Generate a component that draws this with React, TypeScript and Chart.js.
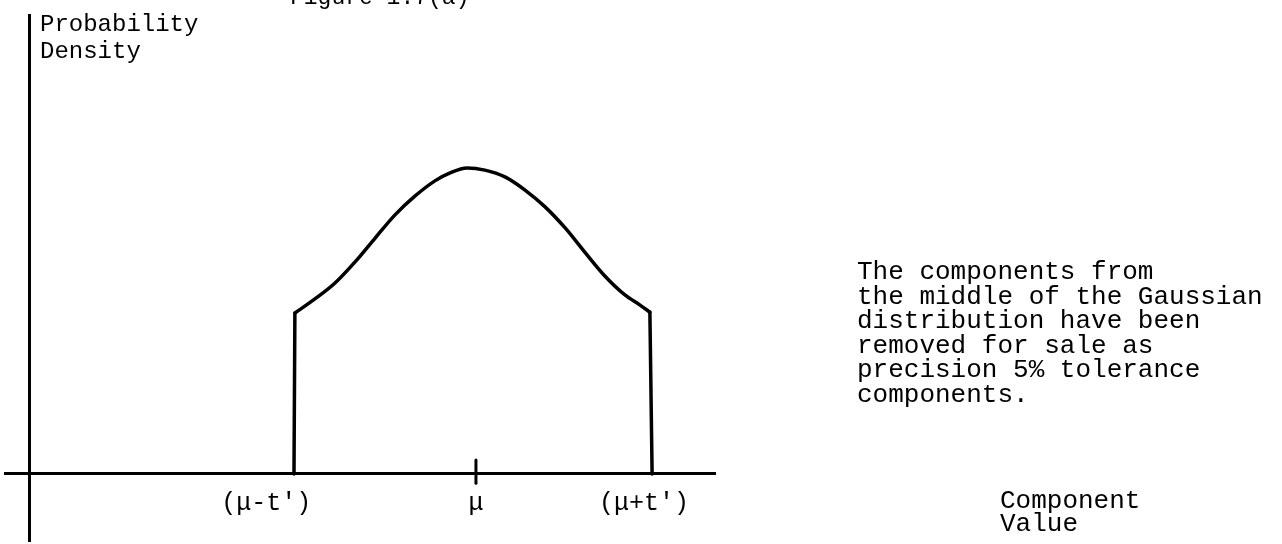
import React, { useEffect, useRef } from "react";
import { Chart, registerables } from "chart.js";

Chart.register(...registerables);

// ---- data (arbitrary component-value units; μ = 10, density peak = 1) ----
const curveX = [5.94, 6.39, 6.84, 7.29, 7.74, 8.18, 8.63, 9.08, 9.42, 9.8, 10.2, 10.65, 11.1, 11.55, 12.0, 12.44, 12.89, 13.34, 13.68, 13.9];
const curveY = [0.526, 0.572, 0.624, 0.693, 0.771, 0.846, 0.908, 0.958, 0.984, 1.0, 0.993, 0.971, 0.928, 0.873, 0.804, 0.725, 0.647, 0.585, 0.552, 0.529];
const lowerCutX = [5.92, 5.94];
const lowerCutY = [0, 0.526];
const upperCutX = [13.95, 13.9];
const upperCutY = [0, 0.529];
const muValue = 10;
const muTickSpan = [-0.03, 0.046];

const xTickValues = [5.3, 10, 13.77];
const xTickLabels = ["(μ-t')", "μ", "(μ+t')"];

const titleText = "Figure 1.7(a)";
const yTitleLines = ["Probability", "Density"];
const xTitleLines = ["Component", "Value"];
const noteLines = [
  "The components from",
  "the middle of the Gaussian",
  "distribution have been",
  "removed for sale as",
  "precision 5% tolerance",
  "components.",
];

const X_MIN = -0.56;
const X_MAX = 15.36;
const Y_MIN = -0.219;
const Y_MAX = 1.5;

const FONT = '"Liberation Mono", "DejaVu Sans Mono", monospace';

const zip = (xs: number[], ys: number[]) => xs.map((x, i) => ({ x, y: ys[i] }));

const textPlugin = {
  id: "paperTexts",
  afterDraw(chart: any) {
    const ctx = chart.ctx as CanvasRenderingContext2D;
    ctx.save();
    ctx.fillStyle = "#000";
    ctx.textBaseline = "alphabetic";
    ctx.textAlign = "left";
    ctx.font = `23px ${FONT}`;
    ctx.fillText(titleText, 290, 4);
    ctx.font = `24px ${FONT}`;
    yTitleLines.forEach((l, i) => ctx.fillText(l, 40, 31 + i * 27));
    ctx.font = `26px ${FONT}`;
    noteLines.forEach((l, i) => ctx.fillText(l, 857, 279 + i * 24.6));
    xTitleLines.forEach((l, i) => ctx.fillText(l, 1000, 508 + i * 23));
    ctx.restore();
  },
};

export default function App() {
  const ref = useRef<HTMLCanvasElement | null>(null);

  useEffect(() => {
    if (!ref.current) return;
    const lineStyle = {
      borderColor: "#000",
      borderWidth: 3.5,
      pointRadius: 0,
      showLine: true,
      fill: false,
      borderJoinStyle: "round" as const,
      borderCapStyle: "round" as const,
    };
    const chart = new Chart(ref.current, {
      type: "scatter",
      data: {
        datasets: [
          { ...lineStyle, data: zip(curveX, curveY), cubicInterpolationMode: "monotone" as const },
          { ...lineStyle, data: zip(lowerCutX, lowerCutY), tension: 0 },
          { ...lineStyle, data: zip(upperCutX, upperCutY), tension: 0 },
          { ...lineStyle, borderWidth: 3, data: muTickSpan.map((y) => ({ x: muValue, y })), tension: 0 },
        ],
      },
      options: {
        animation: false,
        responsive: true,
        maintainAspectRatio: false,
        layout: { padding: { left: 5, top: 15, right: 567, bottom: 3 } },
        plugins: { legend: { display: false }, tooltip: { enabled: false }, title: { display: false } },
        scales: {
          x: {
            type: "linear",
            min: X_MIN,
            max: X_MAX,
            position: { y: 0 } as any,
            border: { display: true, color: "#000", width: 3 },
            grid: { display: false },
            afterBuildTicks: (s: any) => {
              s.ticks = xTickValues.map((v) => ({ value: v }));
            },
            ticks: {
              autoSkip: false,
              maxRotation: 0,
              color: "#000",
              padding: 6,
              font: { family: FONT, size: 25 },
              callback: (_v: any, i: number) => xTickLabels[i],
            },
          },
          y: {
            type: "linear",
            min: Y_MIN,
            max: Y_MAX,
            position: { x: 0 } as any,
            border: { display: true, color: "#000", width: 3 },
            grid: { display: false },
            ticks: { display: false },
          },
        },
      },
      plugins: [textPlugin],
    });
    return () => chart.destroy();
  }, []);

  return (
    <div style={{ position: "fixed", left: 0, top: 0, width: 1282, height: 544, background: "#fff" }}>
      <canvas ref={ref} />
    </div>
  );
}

### TASK STATEMENT
Without the pictures, return the listing above from its first line through the line that has "Chart.register(...registerables);".

### ANSWER IN FULL
Generate a component that draws this with React, TypeScript and Chart.js.
import React, { useEffect, useRef } from "react";
import { Chart, registerables } from "chart.js";

Chart.register(...registerables);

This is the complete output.